Can workforce diversity stimulate transformation towards a more sustainable future?
- Start date: 1 April 2023
- End date: 1 October 2023
- Principal investigator: Professor Jennifer Tomlinson
- Co-investigators: Dr Ioulia Bessa, DrJack Daly, Professor Vera Trappmann
The foundation industries, consisting of the glass, cement, paper, metal, ceramic and chemical sectors, play a critical role in the UK manufacturing supply chain with a combined turnover of £67.7bn and employment of approximately 250,000 workers. The environmental impact of the industries far outweighs their size: 50 million tonnes of CO2 are emitted per year, equivalent to 10% of all CO2 emissions from UK businesses and private homes, despite accounting for only 0.26% of national revenue (ERC, 2021). In order to meet the Government’s own net-zero strategies, the foundation industries require a transformation in consumption, production and innovation.
Difficulties in achieving transformation are linked to lost opportunities in workforce management. For several decades, the industries have placed limited attention on the skills required to maintain competitiveness, replacing long-term skills development with a short-term focus on filling vacancies within an already ageing, male-dominated workforce (Balderson et al., 2022).
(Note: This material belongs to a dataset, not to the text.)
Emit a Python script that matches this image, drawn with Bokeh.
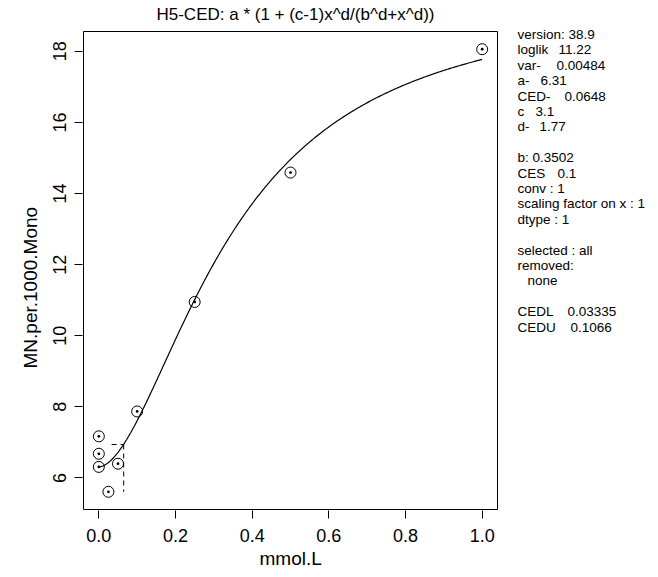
import numpy as np
from bokeh.plotting import figure
from bokeh.models import Range1d, FixedTicker, CustomJSTickFormatter, ColumnDataSource, Title
from bokeh.core.properties import value
from bokeh.embed import file_html
from bokeh.resources import INLINE

# ---- data ----
dose = [0.0, 0.0, 0.0, 0.025, 0.05, 0.1, 0.25, 0.5, 1.0]
response = [7.17, 6.68, 6.31, 5.61, 6.40, 7.87, 10.95, 14.59, 18.06]

# fitted model parameters (as printed on the chart)
par_a = 6.31
par_b = 0.3502
par_c = 3.1
par_d = 1.77
ced = 0.0648
ces = 0.1
cedl = 0.03335
cedu = 0.1066

x_ticks = [0.0, 0.2, 0.4, 0.6, 0.8, 1.0]
x_tick_labels = ["0.0", "0.2", "0.4", "0.6", "0.8", "1.0"]
y_ticks = [6, 8, 10, 12, 14, 16, 18]
y_tick_labels = ["6", "8", "10", "12", "14", "16", "18"]

title_text = "H5-CED: a * (1 + (c-1)x^d/(b^d+x^d))"
x_label = "mmol.L"
y_label = "MN.per.1000.Mono"

info_keys = ["version: 38.9", "loglik", "var-", "a-", "CED-", "c", "d-", "",
             "b:  0.3502", "CES", "conv :  1", "scaling factor on x :  1", "dtype :  1", "",
             "selected :  all", "removed:", "none", "",
             "CEDL", "CEDU"]
info_values = ["", "11.22", "0.00484", "6.31", "0.0648", "3.1", "1.77", "",
               "", "0.1", "", "", "", "",
               "", "", "", "",
               "0.03335", "0.1066"]

# ---- layout / style (not data) ----
FONT = "Liberation Sans"
W, H = 658, 577
FR_L, FR_R, FR_T, FR_B = 82, 658, 0, 510      # plotting frame (page px)
BOX_L, BOX_R, BOX_T, BOX_B = 83, 497, 31, 509  # R plot box (page px)
value_offsets = [0, 41, 39, 23, 47, 18, 22, 0,
                 0, 40, 0, 0, 0, 0,
                 0, 0, 0, 0,
                 50, 53]
key_indents = [0] * 16 + [10] + [0, 0, 0]
KEY_X = 517
LINE0 = 34
LINE_H = 15.4
TITLE_X, TITLE_Y = 295, 14

# model curve from the printed parameters
xs = np.linspace(0.0, 1.0, 400)
ys = par_a * (1 + (par_c - 1) * xs ** par_d / (par_b ** par_d + xs ** par_d))
y_ced = par_a * (1 + ces)

# R-style axis limits (4 % extension)
xr = max(dose) - min(dose)
x_lo, x_hi = min(dose) - 0.04 * xr, max(dose) + 0.04 * xr
yr = max(response) - min(response)
y_lo, y_hi = min(response) - 0.04 * yr, max(response) + 0.04 * yr

# extend the ranges so that the R box sits at its place inside a larger frame
kx = (x_hi - x_lo) / (BOX_R - BOX_L)
ky = (y_hi - y_lo) / (BOX_B - BOX_T)
x_range = Range1d(x_lo - (BOX_L - FR_L) * kx, x_hi + (FR_R - BOX_R) * kx)
y_range = Range1d(y_lo - (FR_B - BOX_B) * ky, y_hi + (BOX_T - FR_T) * ky)

p = figure(width=W, height=H, output_backend="svg", toolbar_location=None,
           x_range=x_range, y_range=y_range,
           min_border_left=FR_L, min_border_right=W - FR_R,
           min_border_top=FR_T, min_border_bottom=H - FR_B)
p.extra_x_ranges = {"px": Range1d(FR_L, FR_R)}
p.extra_y_ranges = {"py": Range1d(FR_B, FR_T)}
p.title.visible = False
p.grid.visible = False
p.background_fill_color = "white"
p.border_fill_color = "white"
p.outline_line_color = None

for ax, ticks, labels in ((p.xaxis[0], x_ticks, x_tick_labels),
                          (p.yaxis[0], y_ticks, y_tick_labels)):
    ax.ticker = FixedTicker(ticks=ticks)
    ax.formatter = CustomJSTickFormatter(args=dict(labels=labels), code="return labels[index];")
    ax.axis_line_color = None
    ax.major_tick_line_color = "black"
    ax.major_tick_out = 8
    ax.major_tick_in = 0
    ax.minor_tick_line_color = None
    ax.major_label_text_font = FONT
    ax.major_label_text_font_size = "18px"
    ax.major_label_text_color = "black"

p.xaxis.major_label_standoff = 10
p.yaxis.major_label_orientation = "vertical"
p.yaxis.major_label_standoff = 8

# axis titles
p.add_layout(Title(text=x_label, align="left", offset=177, standoff=3, text_font=FONT,
                   text_font_size="19px", text_font_style="normal", text_color="black"), "below")
p.add_layout(Title(text=y_label, align="left", offset=142, standoff=20, text_font=FONT,
                   text_font_size="19px", text_font_style="normal", text_color="black"), "left")

# plot box
p.quad(left=[x_lo], right=[x_hi], bottom=[y_lo], top=[y_hi], fill_color=None,
       line_color="black", line_width=1)
# fitted curve
p.line(xs, ys, line_color="black", line_width=1.2)
# CED marks
p.line([cedl, ced], [y_ced, y_ced], line_color="black", line_dash="5 4", line_width=1)
p.line([ced, ced], [y_ced, min(response)], line_color="black", line_dash="5 4", line_width=1)
# observations
p.scatter(dose, response, marker="circle_dot", size=11, fill_color=None,
          line_color="black", line_width=1)

# main title
p.text(x=[TITLE_X], y=[TITLE_Y], text=[title_text], x_range_name="px", y_range_name="py",
       text_align="center", text_baseline="middle", text_font=value(FONT),
       text_font_size="17px", text_color="black")

# info panel
tx, ty, tt = [], [], []
for i, (k, v) in enumerate(zip(info_keys, info_values)):
    yy = LINE0 + i * LINE_H
    if k:
        tx.append(KEY_X + key_indents[i]); ty.append(yy); tt.append(k)
    if v:
        tx.append(KEY_X + value_offsets[i]); ty.append(yy); tt.append(v)
src = ColumnDataSource(dict(x=tx, y=ty, t=tt))
p.text(x="x", y="y", text="t", source=src, x_range_name="px", y_range_name="py",
       text_align="left", text_baseline="middle",
       text_font=value(FONT), text_font_size="13.5px", text_color="black")

open("out.html", "w").write(file_html(p, INLINE))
A persistent lack of diversity only emphasises the challenges faced in supply chain demands, productivity losses, and technological advancements: in 2020, women made up only 16% of all workers, and BAME workers only 7.1% (Office for National Statistics, 2021). Thus, the difficulties in achieving any transformation are compounded by a looming skills shortage, loss of expertise and an inability to meet future demand (Farmer, 2016; TFI Network+, 2022).
Our project studies the underlying causes of attrition for women and ethnic minorities and a lack of diversity in the foundation industries. In particular, the team will focus on gender and ethnic pay gaps, and organisational data on promotions, pay and exit to understand how these factors contribute to women’s and minorities' under-representation in the foundation industries and in leadership. We look to better understand how pursuing workforce diversity and inclusion can support decarbonisation not only in addressing skills shortages, but in accessing innovation through new management and organizational structures.
Collaborating with our industrial partner – Ferrovial Construction - we plan to conduct intensive case study research which combines existing administrative data on pay, progression and retention with exit interviews and new empirical insight to understand the factors that contribute to exit and/or lack of progression in the foundation industries.
We will focus on understanding if and why women and ethnic minorities leave the firm and understand how promotion opportunities and pay impact decisions. Additionally, we can understand discrepancies in promotion opportunities in male-dominated roles.
The project will provide a case study to be utilized across the foundation industries that identify factors of attrition to develop appropriate strategies to attract and retain gender and minority ethnic workers.
This project is funded by the UKRI Transforming the Foundation Industries Network (TFIN+) Small Grant Scheme.